Oscar Loves: The Secret Purpose of War

Here's a sure-fire plot to get an Oscar nomination: a story about the greedy South Africans, played by America, who try to evict all of the Districts out of their ghetto in order to build a Disneyland, as seen through the eyes of a child.  This bit of eviction nastiness falls to Wikus van der Merwe, played by Blackwater USA (Best Supporting Actor nomination), who is so craven and petty that at one point he turns into a giant robot.  This transformation is a scathing critique of the Bush Administration, who hate robots.

District 8 and 9 have no choice but to turn to the underworld, the "black" market, for the parts they need to build their spaceship.  Because there are absolutely no such criminal gangs anywhere in South Africa, the Districts must travel all the way to Nigeria to find thugs willing to sell them the parts.

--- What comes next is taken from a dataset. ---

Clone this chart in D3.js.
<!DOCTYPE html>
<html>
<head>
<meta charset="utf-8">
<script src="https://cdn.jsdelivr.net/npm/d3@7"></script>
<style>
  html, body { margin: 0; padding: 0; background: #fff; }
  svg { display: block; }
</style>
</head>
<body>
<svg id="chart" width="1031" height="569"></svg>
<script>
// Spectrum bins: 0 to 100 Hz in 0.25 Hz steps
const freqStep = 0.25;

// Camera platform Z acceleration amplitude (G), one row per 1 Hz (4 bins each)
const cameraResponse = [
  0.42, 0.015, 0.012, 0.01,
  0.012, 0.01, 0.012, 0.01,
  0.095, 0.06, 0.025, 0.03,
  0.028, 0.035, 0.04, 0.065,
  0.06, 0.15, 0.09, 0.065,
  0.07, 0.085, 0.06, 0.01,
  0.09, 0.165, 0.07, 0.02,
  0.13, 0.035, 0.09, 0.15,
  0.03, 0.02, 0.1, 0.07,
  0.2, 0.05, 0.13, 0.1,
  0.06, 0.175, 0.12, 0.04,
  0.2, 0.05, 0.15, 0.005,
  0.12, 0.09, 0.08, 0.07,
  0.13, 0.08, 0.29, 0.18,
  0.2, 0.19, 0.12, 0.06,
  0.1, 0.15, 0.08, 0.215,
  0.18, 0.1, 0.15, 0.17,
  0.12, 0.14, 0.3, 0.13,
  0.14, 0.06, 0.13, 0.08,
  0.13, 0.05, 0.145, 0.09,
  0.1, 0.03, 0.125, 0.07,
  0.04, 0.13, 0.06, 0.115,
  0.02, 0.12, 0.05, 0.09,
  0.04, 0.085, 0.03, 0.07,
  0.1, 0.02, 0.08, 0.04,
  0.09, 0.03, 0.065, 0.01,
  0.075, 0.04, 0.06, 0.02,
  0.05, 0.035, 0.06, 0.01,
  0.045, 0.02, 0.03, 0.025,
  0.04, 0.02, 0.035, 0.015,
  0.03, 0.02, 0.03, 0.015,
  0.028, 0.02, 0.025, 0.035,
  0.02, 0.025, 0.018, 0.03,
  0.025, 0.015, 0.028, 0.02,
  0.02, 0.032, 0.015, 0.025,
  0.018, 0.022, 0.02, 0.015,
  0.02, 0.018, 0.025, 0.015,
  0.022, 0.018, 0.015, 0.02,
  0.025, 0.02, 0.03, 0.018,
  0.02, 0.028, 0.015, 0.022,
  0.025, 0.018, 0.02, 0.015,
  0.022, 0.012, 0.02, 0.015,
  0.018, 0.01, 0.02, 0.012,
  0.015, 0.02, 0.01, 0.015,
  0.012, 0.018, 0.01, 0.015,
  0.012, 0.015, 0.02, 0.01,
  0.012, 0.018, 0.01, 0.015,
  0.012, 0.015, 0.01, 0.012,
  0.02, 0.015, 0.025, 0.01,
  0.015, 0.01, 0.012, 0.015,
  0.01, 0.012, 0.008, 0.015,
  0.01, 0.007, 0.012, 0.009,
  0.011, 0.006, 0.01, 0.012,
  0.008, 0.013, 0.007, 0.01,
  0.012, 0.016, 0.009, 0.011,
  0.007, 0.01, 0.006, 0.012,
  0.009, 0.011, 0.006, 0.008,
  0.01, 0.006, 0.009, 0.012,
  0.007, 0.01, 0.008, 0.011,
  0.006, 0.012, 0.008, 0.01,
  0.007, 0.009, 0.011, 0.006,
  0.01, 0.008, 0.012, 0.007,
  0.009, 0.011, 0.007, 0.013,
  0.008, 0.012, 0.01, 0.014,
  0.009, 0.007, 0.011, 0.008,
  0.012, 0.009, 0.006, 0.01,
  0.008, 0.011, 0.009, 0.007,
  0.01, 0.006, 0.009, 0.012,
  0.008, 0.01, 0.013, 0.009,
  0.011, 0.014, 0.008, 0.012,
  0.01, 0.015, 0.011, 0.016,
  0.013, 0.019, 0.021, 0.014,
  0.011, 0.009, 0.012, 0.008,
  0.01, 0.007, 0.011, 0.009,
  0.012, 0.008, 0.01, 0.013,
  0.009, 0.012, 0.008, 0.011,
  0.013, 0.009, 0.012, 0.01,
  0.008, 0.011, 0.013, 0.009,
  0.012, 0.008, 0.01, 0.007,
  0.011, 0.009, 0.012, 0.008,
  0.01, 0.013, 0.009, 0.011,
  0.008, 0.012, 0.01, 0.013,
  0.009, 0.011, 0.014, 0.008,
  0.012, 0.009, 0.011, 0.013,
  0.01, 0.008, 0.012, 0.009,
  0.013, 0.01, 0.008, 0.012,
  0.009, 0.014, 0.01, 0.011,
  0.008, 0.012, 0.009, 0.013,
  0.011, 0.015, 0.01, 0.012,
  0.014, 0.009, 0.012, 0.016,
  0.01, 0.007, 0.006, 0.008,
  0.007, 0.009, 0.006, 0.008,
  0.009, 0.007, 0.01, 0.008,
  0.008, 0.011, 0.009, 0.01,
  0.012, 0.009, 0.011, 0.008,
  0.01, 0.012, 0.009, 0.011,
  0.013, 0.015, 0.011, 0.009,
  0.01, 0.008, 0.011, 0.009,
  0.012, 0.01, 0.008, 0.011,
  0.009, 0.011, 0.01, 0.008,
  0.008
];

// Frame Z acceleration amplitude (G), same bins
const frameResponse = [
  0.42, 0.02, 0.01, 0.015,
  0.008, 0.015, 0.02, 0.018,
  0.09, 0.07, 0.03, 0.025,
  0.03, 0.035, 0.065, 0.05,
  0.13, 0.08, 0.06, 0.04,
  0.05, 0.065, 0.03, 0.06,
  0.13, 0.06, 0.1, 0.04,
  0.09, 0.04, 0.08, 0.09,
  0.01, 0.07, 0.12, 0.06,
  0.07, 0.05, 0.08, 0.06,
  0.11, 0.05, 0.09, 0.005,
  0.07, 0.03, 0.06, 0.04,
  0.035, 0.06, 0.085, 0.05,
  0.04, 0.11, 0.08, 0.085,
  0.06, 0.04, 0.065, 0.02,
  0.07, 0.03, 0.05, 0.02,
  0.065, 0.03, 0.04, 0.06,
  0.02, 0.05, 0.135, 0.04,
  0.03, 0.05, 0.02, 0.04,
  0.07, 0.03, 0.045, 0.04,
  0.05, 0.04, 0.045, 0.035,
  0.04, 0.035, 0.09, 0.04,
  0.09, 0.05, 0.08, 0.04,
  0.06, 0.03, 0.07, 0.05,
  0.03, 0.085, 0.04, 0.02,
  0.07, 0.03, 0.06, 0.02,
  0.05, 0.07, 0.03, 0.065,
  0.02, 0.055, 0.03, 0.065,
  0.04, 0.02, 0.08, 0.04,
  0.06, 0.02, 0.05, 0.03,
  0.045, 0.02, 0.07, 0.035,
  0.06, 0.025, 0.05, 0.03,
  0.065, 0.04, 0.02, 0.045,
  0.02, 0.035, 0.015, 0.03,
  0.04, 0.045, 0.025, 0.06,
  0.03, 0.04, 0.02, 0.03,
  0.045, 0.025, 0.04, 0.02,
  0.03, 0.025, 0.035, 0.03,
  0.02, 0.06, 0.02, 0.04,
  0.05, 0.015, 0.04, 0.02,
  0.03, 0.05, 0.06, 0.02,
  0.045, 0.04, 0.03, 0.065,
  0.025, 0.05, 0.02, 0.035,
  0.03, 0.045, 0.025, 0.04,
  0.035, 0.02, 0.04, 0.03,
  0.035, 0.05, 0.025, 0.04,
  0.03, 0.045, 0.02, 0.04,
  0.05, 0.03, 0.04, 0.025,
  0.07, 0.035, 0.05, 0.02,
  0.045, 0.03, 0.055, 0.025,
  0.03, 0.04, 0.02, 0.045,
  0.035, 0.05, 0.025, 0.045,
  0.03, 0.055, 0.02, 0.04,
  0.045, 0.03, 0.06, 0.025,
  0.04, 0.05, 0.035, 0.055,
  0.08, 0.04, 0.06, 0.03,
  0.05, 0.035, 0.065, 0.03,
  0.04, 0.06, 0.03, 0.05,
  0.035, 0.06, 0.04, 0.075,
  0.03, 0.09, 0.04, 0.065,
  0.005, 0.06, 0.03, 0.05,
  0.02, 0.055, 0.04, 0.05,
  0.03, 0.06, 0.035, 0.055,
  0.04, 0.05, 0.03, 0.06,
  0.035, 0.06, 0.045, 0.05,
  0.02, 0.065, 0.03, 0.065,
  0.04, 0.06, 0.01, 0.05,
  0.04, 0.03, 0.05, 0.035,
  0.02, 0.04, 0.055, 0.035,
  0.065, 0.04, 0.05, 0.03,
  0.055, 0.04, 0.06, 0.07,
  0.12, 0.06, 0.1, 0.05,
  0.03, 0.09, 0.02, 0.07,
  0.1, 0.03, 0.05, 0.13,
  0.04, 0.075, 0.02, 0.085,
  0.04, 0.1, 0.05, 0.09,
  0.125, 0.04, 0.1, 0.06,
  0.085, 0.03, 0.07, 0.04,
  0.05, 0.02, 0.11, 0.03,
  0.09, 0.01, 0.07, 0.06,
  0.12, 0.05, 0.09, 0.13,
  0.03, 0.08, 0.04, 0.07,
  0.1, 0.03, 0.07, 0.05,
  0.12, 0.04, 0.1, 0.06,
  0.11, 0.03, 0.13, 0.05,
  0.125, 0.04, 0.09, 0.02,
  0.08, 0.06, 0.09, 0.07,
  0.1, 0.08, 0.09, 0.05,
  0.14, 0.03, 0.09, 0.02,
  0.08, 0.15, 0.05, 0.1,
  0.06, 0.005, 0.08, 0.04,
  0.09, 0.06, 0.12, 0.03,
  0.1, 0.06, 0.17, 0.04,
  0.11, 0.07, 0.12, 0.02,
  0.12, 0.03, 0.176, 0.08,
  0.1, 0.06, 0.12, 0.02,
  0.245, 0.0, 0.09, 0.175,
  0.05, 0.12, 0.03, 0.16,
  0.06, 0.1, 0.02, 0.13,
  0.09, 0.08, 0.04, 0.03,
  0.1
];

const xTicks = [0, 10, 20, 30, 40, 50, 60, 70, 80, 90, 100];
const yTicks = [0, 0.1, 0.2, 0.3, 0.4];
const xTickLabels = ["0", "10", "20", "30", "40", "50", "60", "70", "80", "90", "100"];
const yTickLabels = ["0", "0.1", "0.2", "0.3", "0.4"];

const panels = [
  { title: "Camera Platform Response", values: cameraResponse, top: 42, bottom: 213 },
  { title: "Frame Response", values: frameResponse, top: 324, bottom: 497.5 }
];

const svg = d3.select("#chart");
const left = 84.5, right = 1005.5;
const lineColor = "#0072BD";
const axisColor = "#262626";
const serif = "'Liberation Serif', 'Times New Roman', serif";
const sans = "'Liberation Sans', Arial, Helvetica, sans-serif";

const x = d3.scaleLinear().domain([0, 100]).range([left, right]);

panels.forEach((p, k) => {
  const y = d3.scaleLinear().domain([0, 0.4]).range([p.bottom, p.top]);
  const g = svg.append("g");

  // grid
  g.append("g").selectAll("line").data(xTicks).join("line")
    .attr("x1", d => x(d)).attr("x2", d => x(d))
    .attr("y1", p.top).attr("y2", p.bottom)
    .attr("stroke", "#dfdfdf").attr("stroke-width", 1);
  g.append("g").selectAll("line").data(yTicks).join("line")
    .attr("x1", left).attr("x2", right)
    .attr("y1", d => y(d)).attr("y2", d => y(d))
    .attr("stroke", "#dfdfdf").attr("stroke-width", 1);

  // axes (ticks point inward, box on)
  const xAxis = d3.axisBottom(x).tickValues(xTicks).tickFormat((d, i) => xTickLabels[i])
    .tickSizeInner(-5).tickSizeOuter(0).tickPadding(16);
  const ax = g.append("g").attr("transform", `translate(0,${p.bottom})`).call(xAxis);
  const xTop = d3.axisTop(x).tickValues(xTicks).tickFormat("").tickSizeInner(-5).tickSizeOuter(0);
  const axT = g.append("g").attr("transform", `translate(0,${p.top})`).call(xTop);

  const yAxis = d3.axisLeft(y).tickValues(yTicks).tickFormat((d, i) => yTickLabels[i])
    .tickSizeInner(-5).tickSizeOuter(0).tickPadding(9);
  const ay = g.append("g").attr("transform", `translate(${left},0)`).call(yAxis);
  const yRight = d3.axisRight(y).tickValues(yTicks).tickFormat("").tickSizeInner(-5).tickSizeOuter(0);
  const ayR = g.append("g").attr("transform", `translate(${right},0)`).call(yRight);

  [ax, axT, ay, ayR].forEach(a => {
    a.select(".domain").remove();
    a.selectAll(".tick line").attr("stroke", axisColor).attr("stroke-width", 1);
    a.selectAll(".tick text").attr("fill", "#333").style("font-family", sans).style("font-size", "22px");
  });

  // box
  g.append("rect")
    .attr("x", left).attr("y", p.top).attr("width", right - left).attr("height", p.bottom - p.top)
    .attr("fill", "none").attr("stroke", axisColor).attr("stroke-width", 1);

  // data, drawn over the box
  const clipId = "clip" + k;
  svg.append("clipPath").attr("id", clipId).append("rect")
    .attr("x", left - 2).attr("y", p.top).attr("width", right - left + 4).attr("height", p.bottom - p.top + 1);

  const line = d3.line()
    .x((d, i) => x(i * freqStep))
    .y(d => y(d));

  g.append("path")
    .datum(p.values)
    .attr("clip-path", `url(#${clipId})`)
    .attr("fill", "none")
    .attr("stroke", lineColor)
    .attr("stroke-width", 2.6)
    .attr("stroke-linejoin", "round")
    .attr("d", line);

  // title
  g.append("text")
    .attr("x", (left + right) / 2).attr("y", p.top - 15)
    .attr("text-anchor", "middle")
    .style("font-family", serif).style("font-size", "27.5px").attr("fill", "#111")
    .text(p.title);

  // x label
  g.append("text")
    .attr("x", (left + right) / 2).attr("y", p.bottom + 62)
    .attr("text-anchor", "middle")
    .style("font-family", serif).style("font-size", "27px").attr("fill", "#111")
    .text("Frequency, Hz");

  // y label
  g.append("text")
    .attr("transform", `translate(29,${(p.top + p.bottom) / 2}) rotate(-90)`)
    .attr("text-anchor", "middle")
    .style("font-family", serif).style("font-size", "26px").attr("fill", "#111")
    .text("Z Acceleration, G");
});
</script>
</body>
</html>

All the while, they are relentlessly pursued by Wikus and the Fox News team, who shoot and kill everything in sight just to feel the blood splatter on their faces.  It nourishes them.   They also want to get access to the aliens' weapons, which are infinitely more powerful than human weapons and which are laying around discarded everywhere in Johannesburg.  The Districts themselves never use the weapons that they brought with them from space on their human pursuers, because they are a peaceful race, abhor war, and just want to return to their homeland.  They do, however, throw rocks at them as they're being shot at by machine guns.  Also, one dons a suicide vest and blows himself up in order to kill all the vampires.  I'll admit that I may be confusing this with something I saw on CNN, but it could have happened in this movie, too.  And as anyone with enough weed will tell you, umm... what?  Either way, I think we all know what it says about the Bush Administration.

Oscar Loves: Finales That Make No Sense But Bow To the Political Fashion of The Academy That Particular Year

In this movie, not only do many humans die-- which prompted one not at all young but in all likelihood retarded moviegoer who had stumbled in from the next door Mrs. Field's Cookies to agree, "blast those motherfuckers!"-- not only are all humans depicted as corrupt Halliburton employees deserving of and receiving of death, but there is only one human in the whole movie who displays any goodness or nobility-- but he does so only after he becomes an alien.  Think about this.  I wish that there was a joke in there somewhere, but there isn't.

(1) You're not going to believe this, but that paragraph is almost completely true.